In yesterday’s death penalty case, Justice Scalia wrote another blistering response mocking the court’s majority decision, saying in part, “Because I do not believe that the meaning of our Eighth Amendment, any more than the meaning of other provisions of our Constitution should be determined by the subjective views of five Members of this Court and like-minded foreigners, I dissent.”
We can’t ignore what is happening here. Even if some believe that juveniles should not be eligible for the death penalty, or that homosexual conduct should not be illegal, those decisions should be made by the people of the United States expressing our will through our elected officials. As free men and women we have the right to fully debate the issue and then act accordingly in our states. Nineteen states have decided juveniles may be executed for heinous crimes. The rest of our states have decided that is not the approach they want. Under no circumstances should laws passed by the British Parliament, the French National Assembly, the German Bundestag or the European Union be a factor in deciding what is a permissible decision by the American people in our own self-governance.

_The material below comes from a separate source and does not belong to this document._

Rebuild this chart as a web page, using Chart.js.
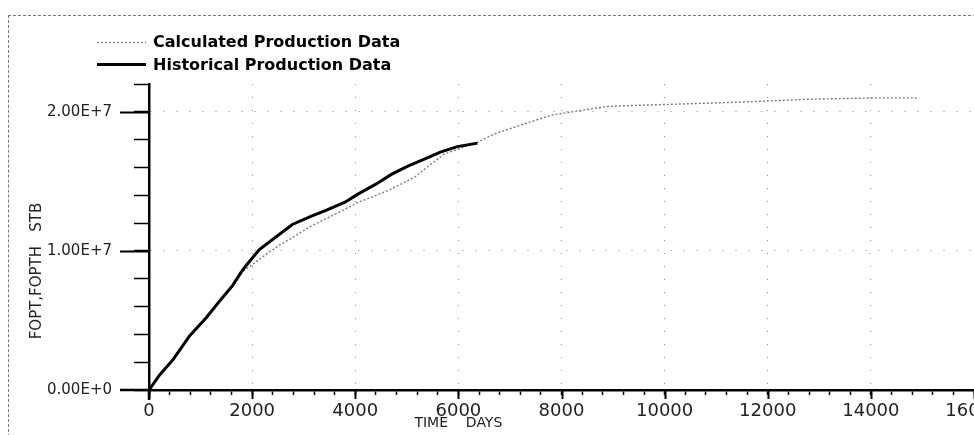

While we are nobly trying to expand liberty in the Middle East, inattention to these judicial outrages is in danger of undermining liberty here. Our Founding Fathers knew that the best defense against dictatorship from the outside was strong national sovereignty. They understood this from seeing, feeling and suffering under the rule of the kings of Europe. Thus, they labored hard to set up a government strong enough to resist the influence of foreign law and yet weak enough so it would not enslave its own citizens.
Our only solution is a major change in who sits on the courts — a change unlikely to take place unless the White House and Congress move boldly to dismantle the Senate filibuster “road block” that threatens to stymie President Bush’s efforts to restore balance. Eliminating the filibuster of judicial nominees has been incorrectly called a “nuclear option,” meaning it is a radical solution. But the real radicalism is coming down on us from the courts, disguised in the cloak of judicial legitimacy.